Tuesday, December 27, 2011

Nigeria fears more Church attacks likely

(Cover photo by Associated
 Press /Sunday Aghaeze)

Nigeria (MNN) ― The Islamist group Boko Haram has claimed responsibility for a number of sophisticated attacks. The group has strong links to al-Qaeda and has been growing quickly in the nine years since its inception. 

Jerry Dykstra, spokesman forOpen Doors USA, says, "We've known that the situation in Nigeria has deteriorated this past year." Recent attacks prove they're intent on making good their threats to push for a caliphate (a government established in Islam) in Nigeria.

This year, bomb attacks ripped through three churches in central Nigeria on Christmas Day, killing over two dozen people. Investigators say the blast at one house of worship near the capital city, Abuja, struck as the service was ending and worshippers were filing out. 

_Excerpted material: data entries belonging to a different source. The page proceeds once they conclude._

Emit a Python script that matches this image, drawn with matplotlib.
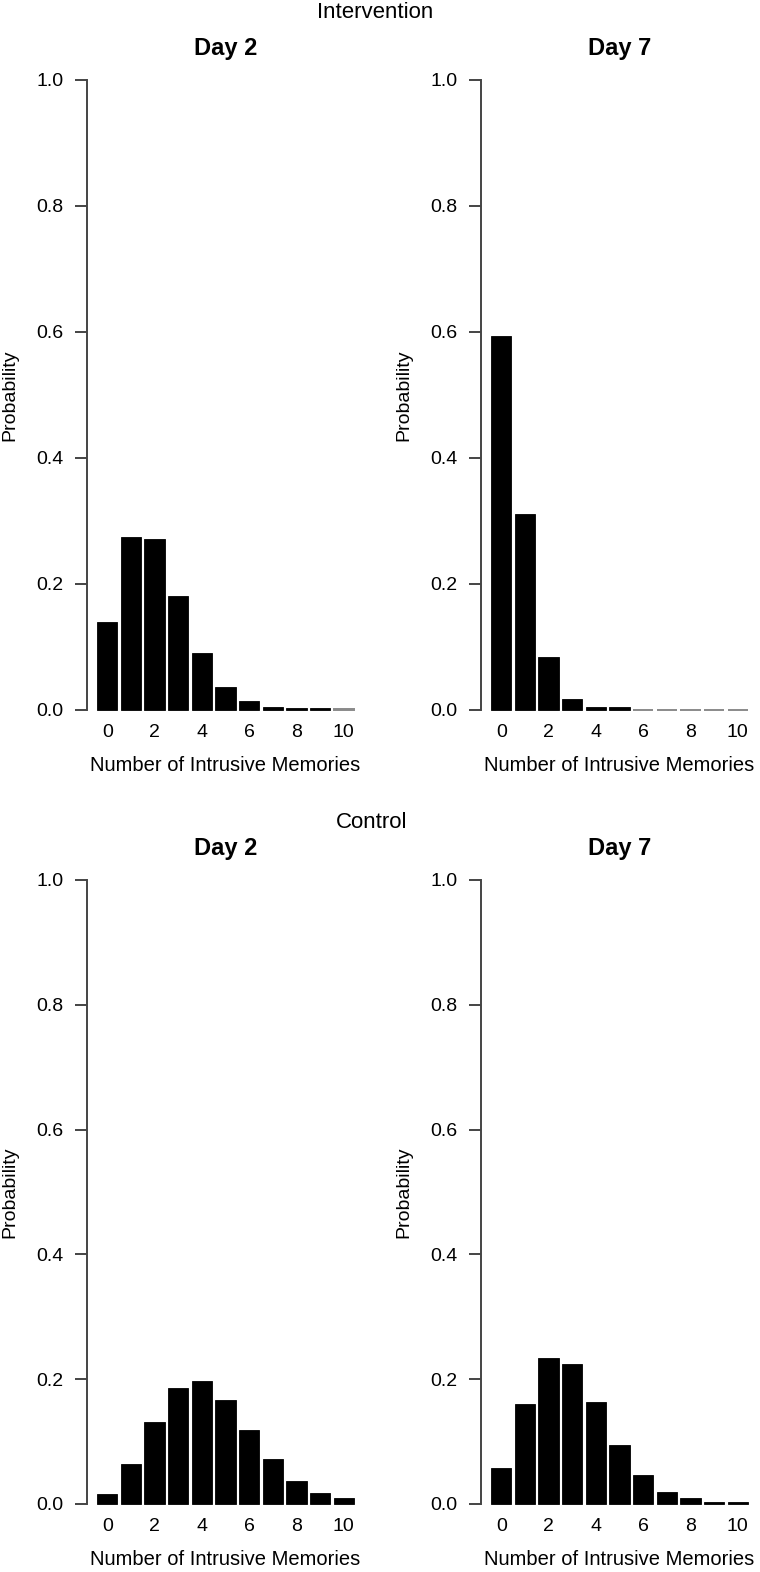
import matplotlib
matplotlib.use("Agg")
import matplotlib.pyplot as plt
import numpy as np

plt.rcParams['font.family'] = ['Liberation Sans', 'DejaVu Sans']

# ---- data ----
counts = list(range(11))
tick_positions = [0, 2, 4, 6, 8, 10]
tick_labels = ["0", "2", "4", "6", "8", "10"]
y_ticks = [0.0, 0.2, 0.4, 0.6, 0.8, 1.0]
y_tick_labels = ["0.0", "0.2", "0.4", "0.6", "0.8", "1.0"]

intervention_day2 = [0.140, 0.274, 0.272, 0.181, 0.090, 0.037, 0.014, 0.005, 0.003, 0.003, 0.001]
intervention_day7 = [0.594, 0.311, 0.084, 0.017, 0.004, 0.004, 0.0005, 0.0005, 0.0005, 0.0005, 0.0005]
control_day2 = [0.016, 0.064, 0.132, 0.186, 0.197, 0.167, 0.119, 0.072, 0.037, 0.018, 0.009]
control_day7 = [0.057, 0.161, 0.234, 0.225, 0.164, 0.095, 0.047, 0.020, 0.009, 0.003, 0.003]

group_titles = ["Intervention", "Control"]
day_titles = ["Day 2", "Day 7"]
xlabel = "Number of Intrusive Memories"
ylabel = "Probability"

W, H = 760, 1572
fig = plt.figure(figsize=(W / 100, H / 100), dpi=100)


def add_ax(x0, x1, ytop, ybot):
    return fig.add_axes([x0 / W, 1 - ybot / H, (x1 - x0) / W, (ybot - ytop) / H])


axis_color = "#444444"


def draw_panel(ax, values, title):
    cols = ["#8a8a8a" if v < 0.002 else "black" for v in values]
    lws = [1.4 if v < 0.002 else 0.6 for v in values]
    ax.bar(counts, values, width=0.86, color="black", edgecolor=cols, linewidth=lws)
    ax.set_xlim(-0.86, 10.86)
    ax.set_ylim(0, 1.0)
    for s in ["top", "right", "bottom"]:
        ax.spines[s].set_visible(False)
    ax.spines["left"].set_bounds(0, 1)
    ax.spines["left"].set_color(axis_color)
    ax.spines["left"].set_linewidth(1.4)
    ax.set_yticks(y_ticks)
    ax.set_yticklabels(y_tick_labels, fontsize=14)
    ax.tick_params(axis="y", length=9, width=1.4, color=axis_color, pad=8)
    ax.set_xticks(tick_positions)
    ax.set_xticklabels(tick_labels, fontsize=14)
    ax.tick_params(axis="x", length=0, pad=10)
    ax.set_xlabel(xlabel, fontsize=14.5, labelpad=11)
    ax.set_ylabel(ylabel, fontsize=14, labelpad=13)
    ax.set_title(title, fontsize=17, fontweight="bold", pad=18)
    ax.patch.set_visible(False)
    for b in ax.patches:
        b.set_clip_on(False)


ax1 = add_ax(87, 364, 80, 710)
ax2 = add_ax(481, 758, 80, 710)
ax3 = add_ax(87, 364, 880, 1504)
ax4 = add_ax(481, 758, 880, 1504)

draw_panel(ax1, intervention_day2, day_titles[0])
draw_panel(ax2, intervention_day7, day_titles[1])
draw_panel(ax3, control_day2, day_titles[0])
draw_panel(ax4, control_day7, day_titles[1])

fig.text(375 / W, 1 - 13 / H, group_titles[0], ha="center", va="center", fontsize=16)
fig.text(372 / W, 1 - 823 / H, group_titles[1], ha="center", va="center", fontsize=16)

fig.savefig("out.png", dpi=100, facecolor="white")
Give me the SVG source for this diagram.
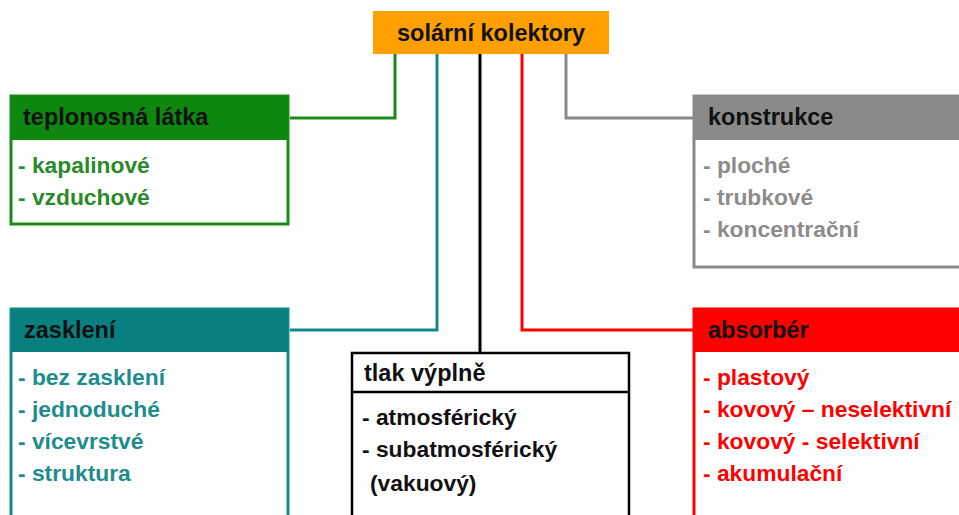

On Christmas Eve last year, a series of bomb blasts around Jos killed 32 people and wounded more than 70 others.  
What's disconcerting about the attacks is that they're showing the militants have gone from sporadic bursts to planning designed to create the most fear and chaos among Christians.   Dykstra explains, "As a result of them being more organized, we've seen more frequent attacks, (that has been underreported, I believe)  and more coordinated, more sophisticated and even going into the South."

Nigerian leaders have been openly criticized by opponents for their slow response to the growing security threats. 

Dykstra notes that the picture emerging bears a chilling resemblance to Iraq's remnant church. "According to people living in the country, the response of the government has been too slow. It looks like what happened in Iraq, where the churches were attacked, and the government did not protect any of those churches. Christians in Iraq fled."

Boko Haram's attacks risk reopening old wounds between the mostly-Muslim north and largely-Christian south. Church leaders in the most vulnerable areas are afraid they're being left to fend for themselves, a conclusion that Dykstra thinks will take the form of more violence against believers in 2012.

The terror they've created and their connection with al-Qaeda seems to have emboldened the Boko Haram. "What they want is really Sharia law all across Nigeria, and they want some of their members released from jail. I think it does not bode well for next year because there could be a civil war in Nigeria, and that could have tremendous repercussions."

Civil war would mean a significant disruption for church planters and others doing Gospel work. Pray for their partners.

 "Nigeria is such a key country for Christians throughout all of Africa. They send out hundreds of thousands of missionaries," Dykstra notes, adding that regardless of what happens in the days ahead, "Open Doors is involved with supporting Christians in crisis situations like this, giving holistic community development, also distributing Bibles and training up leaders."